Ha, my soap isn't as pretty as yours!!! No, but this would be soap that needs to be shipped to a store, and initially I really do not know how long it will be on the shelf.. :? plus, it's too many for just me (chief goat farmer and chief soaper) to get all packaged in paper. It has to have a 'natural' look, so shrink wrapping isn't the solution either. Plus, store would like a display-type shipping box, and I've just spent over an hour online trying to find one, but no luck so far. I don't really like this part of the business, but I'm very excited about trying to make this jump to 'big', so I'm trying to get everything researched for a proposal to a store. Don't want to look dumb!!!! i will check out that thread you m,entioned! Thanks.


----------



## Sheryl (Oct 27, 2007)

http://www.clearbags.com/box/clear?cat=250

????

sheryl


----------



## Dorit (Apr 20, 2011)

Sheryl, those clear boxes look real good and the prices are good, one thing I keep wondering about is - will customers buy more redily if the wrapping is "green' such as muslin bags (even if not a fair trade product) rather than organza bags (real cheap) and those lovely clear boxes?


----------



## Trysta (Apr 5, 2011)

Dorit, that's indeed why I kind of want to stick to a more 'natural look'. But if I would be making really pretty soap, maybe I'd have to let go of that principle :biggrin I think my soap looks nice, I use some natural coloring, and my soap smells very good, but I don't use very bright coloring/swirls or those awesome special effects like the rose soap.

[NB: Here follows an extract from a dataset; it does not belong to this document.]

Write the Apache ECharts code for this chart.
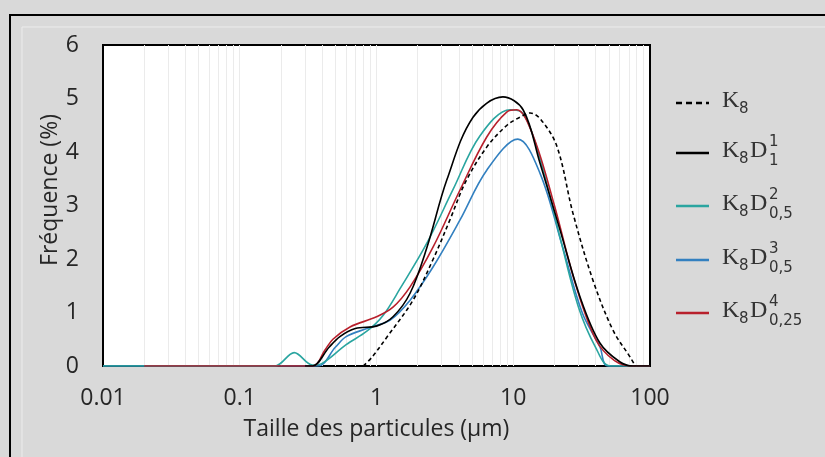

Maybe some day, but for now I just want to be able to make a really, really good product (and I still have heaps to learn).


----------



## NubianSoaps.com (Oct 26, 2007)

Marion those are called point of sale boxes, where the lid opens up and is actually your adveritisement. Printing is steep and you have to order 25 boxes at a time, charge for them, this way they take care of them and don't want to add to the price of their wholesale by not reusing them. They refill with your flat rate boxes that way. But once they are made getting more is cheaper. Vicki


----------



## NubianSoaps.com (Oct 26, 2007)

Thanks Sheryl, I hadn't found one yet  Least now I know what they call them. Vicki


----------



## Trysta (Apr 5, 2011)

Oh, thanks Vicki, I thought I'd had to ship in a box with a pop-up like that every time, so even if they are relatively steep, it's still better than what I thought, because I can just ship in flat rate boxes. Doing a lot of math lately, trying to figure out how low I can go with my price if orders are big. It's hard, because I've been ordering small amounts of supplies, but on the other hand, if I use my current cost price, I guess I can't go wrong, since it should go down. Igh, this whole retail thing is new to me. For milk you just make sure your quality is great and then you wave at the milk truck :lol A lot easier, BUT you're totally dependent on what market they can find and the margin is minimal. That's where hopefully my soap comes in: a pound of milk as soap brings A LOT more than a lbs of milk as is!


----------



## Sheryl (Oct 27, 2007)

These have labels that fit: 
http://www.goplanetearth.com/gift_boxes_clear.html

These look like better pricing:
http://usbox.com/Boxes/Clear-Tuck-Top-PVC-Boxes/0LV

sheryl


----------